Ingenuity is the keynote of most works. It involves finding key places along the walkway for the works. There are some that need to stand against the sky because of the transparent character of the materials, there are others that bed down among plants, others like animals made of unusual material or rocks where they look about to move. Perhaps the keystone piece of the exhibition is Sir Anthony Caro’s Eastern which is composed of massive steel sections in a cubist manner, making an impressive frontal composition. There are many other steel sculptures using the composition methods that he pioneered. At the other end of the scale there are some that use alphabet letters to fit literal meanings, pranks using public notices, even street signs, as well as outright symbolic forms.
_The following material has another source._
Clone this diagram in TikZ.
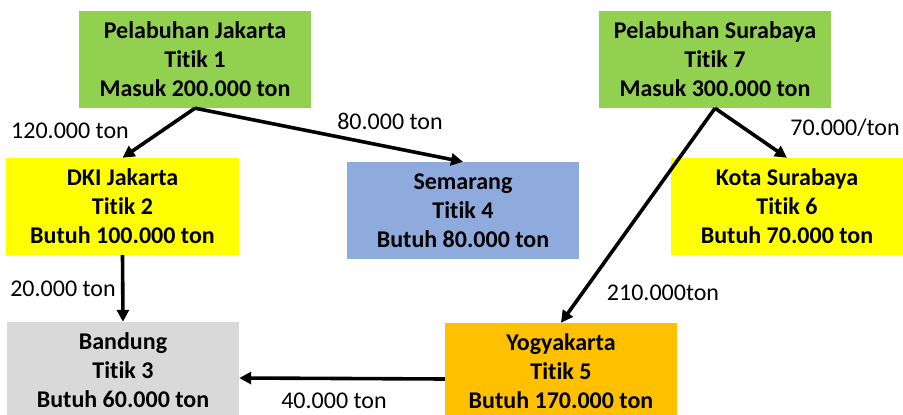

There are constructivist structures, and some slightly extending the conventional views of sculpture towards buildings or architecture and even a flying machine. Although bronze, marble and stone are still in use, the variety of materials and the variety of visual arrangements that bring out the unity of the works will fascinate by their ingenuity. Man may be no longer the chief subject of the sculpture but all these works are evidence of the sculptor’s desire to be a master of material.